● SUPPLIED DATA
* START *
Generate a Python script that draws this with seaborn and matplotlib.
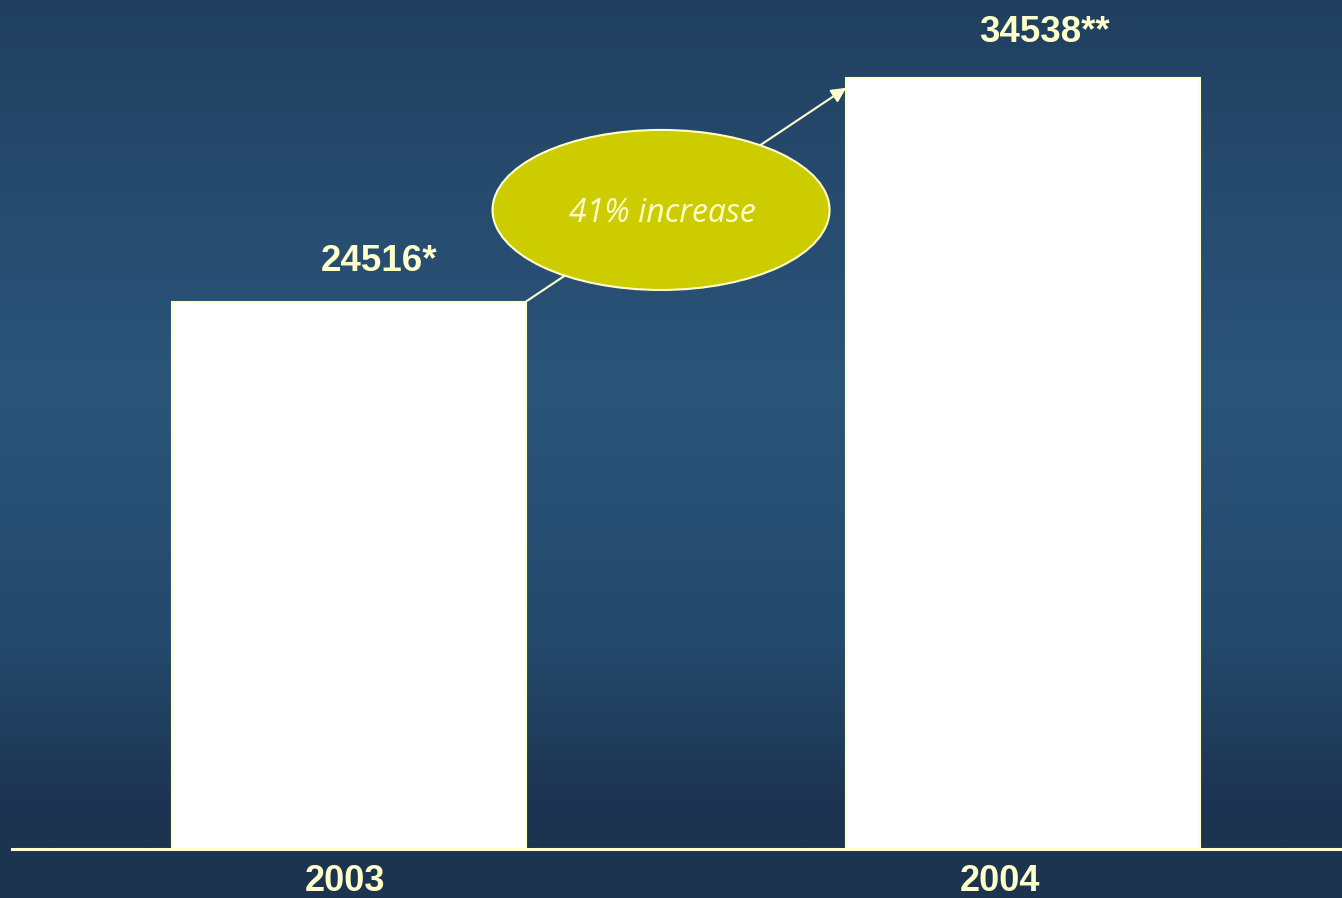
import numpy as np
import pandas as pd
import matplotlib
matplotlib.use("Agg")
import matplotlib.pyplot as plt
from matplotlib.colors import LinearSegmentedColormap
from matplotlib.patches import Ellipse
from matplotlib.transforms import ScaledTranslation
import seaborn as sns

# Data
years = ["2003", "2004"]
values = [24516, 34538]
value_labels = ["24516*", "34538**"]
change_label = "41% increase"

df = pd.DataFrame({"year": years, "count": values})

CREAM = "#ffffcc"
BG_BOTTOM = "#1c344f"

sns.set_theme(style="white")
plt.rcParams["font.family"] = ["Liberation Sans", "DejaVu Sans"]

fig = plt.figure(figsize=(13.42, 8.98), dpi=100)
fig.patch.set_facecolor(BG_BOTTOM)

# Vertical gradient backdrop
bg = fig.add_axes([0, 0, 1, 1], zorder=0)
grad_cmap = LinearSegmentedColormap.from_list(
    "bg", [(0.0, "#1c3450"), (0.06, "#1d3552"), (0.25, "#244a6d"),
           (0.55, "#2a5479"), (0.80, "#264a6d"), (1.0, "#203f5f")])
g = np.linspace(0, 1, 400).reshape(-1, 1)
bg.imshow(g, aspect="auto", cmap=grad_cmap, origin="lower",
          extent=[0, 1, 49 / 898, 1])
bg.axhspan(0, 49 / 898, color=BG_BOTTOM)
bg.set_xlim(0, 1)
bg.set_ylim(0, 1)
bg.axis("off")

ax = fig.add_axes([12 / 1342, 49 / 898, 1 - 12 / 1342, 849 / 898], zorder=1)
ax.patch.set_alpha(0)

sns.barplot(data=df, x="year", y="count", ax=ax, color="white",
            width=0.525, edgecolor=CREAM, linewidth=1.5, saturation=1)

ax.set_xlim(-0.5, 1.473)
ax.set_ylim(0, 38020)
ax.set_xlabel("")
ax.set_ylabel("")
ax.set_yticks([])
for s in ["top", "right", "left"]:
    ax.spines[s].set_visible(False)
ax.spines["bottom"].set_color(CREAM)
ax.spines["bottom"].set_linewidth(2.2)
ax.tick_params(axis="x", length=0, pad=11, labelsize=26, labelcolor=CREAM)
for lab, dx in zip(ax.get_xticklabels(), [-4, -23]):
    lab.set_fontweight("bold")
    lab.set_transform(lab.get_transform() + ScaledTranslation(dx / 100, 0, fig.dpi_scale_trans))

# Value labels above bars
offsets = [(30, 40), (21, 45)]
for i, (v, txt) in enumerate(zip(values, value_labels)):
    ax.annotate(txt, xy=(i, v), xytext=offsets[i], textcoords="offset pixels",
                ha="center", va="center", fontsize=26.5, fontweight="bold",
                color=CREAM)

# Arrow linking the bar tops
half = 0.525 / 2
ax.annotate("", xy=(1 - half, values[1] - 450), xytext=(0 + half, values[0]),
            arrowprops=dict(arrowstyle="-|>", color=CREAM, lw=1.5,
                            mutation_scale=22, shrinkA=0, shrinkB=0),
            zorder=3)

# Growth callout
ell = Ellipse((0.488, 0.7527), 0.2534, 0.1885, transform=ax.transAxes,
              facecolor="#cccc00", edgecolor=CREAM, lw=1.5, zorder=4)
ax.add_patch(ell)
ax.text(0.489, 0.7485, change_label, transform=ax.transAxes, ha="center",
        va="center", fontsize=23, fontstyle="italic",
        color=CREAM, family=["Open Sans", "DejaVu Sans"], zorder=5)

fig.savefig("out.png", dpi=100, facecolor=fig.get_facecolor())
* END *
Every line of the data should be copied as it stands, without the images.

Generate a Python script that draws this with seaborn and matplotlib.
import numpy as np
import pandas as pd
import matplotlib
matplotlib.use("Agg")
import matplotlib.pyplot as plt
from matplotlib.colors import LinearSegmentedColormap
from matplotlib.patches import Ellipse
from matplotlib.transforms import ScaledTranslation
import seaborn as sns

# Data
years = ["2003", "2004"]
values = [24516, 34538]
value_labels = ["24516*", "34538**"]
change_label = "41% increase"

df = pd.DataFrame({"year": years, "count": values})

CREAM = "#ffffcc"
BG_BOTTOM = "#1c344f"

sns.set_theme(style="white")
plt.rcParams["font.family"] = ["Liberation Sans", "DejaVu Sans"]

fig = plt.figure(figsize=(13.42, 8.98), dpi=100)
fig.patch.set_facecolor(BG_BOTTOM)

# Vertical gradient backdrop
bg = fig.add_axes([0, 0, 1, 1], zorder=0)
grad_cmap = LinearSegmentedColormap.from_list(
    "bg", [(0.0, "#1c3450"), (0.06, "#1d3552"), (0.25, "#244a6d"),
           (0.55, "#2a5479"), (0.80, "#264a6d"), (1.0, "#203f5f")])
g = np.linspace(0, 1, 400).reshape(-1, 1)
bg.imshow(g, aspect="auto", cmap=grad_cmap, origin="lower",
          extent=[0, 1, 49 / 898, 1])
bg.axhspan(0, 49 / 898, color=BG_BOTTOM)
bg.set_xlim(0, 1)
bg.set_ylim(0, 1)
bg.axis("off")

ax = fig.add_axes([12 / 1342, 49 / 898, 1 - 12 / 1342, 849 / 898], zorder=1)
ax.patch.set_alpha(0)

sns.barplot(data=df, x="year", y="count", ax=ax, color="white",
            width=0.525, edgecolor=CREAM, linewidth=1.5, saturation=1)

ax.set_xlim(-0.5, 1.473)
ax.set_ylim(0, 38020)
ax.set_xlabel("")
ax.set_ylabel("")
ax.set_yticks([])
for s in ["top", "right", "left"]:
    ax.spines[s].set_visible(False)
ax.spines["bottom"].set_color(CREAM)
ax.spines["bottom"].set_linewidth(2.2)
ax.tick_params(axis="x", length=0, pad=11, labelsize=26, labelcolor=CREAM)
for lab, dx in zip(ax.get_xticklabels(), [-4, -23]):
    lab.set_fontweight("bold")
    lab.set_transform(lab.get_transform() + ScaledTranslation(dx / 100, 0, fig.dpi_scale_trans))

# Value labels above bars
offsets = [(30, 40), (21, 45)]
for i, (v, txt) in enumerate(zip(values, value_labels)):
    ax.annotate(txt, xy=(i, v), xytext=offsets[i], textcoords="offset pixels",
                ha="center", va="center", fontsize=26.5, fontweight="bold",
                color=CREAM)

# Arrow linking the bar tops
half = 0.525 / 2
ax.annotate("", xy=(1 - half, values[1] - 450), xytext=(0 + half, values[0]),
            arrowprops=dict(arrowstyle="-|>", color=CREAM, lw=1.5,
                            mutation_scale=22, shrinkA=0, shrinkB=0),
            zorder=3)

# Growth callout
ell = Ellipse((0.488, 0.7527), 0.2534, 0.1885, transform=ax.transAxes,
              facecolor="#cccc00", edgecolor=CREAM, lw=1.5, zorder=4)
ax.add_patch(ell)
ax.text(0.489, 0.7485, change_label, transform=ax.transAxes, ha="center",
        va="center", fontsize=23, fontstyle="italic",
        color=CREAM, family=["Open Sans", "DejaVu Sans"], zorder=5)

fig.savefig("out.png", dpi=100, facecolor=fig.get_facecolor())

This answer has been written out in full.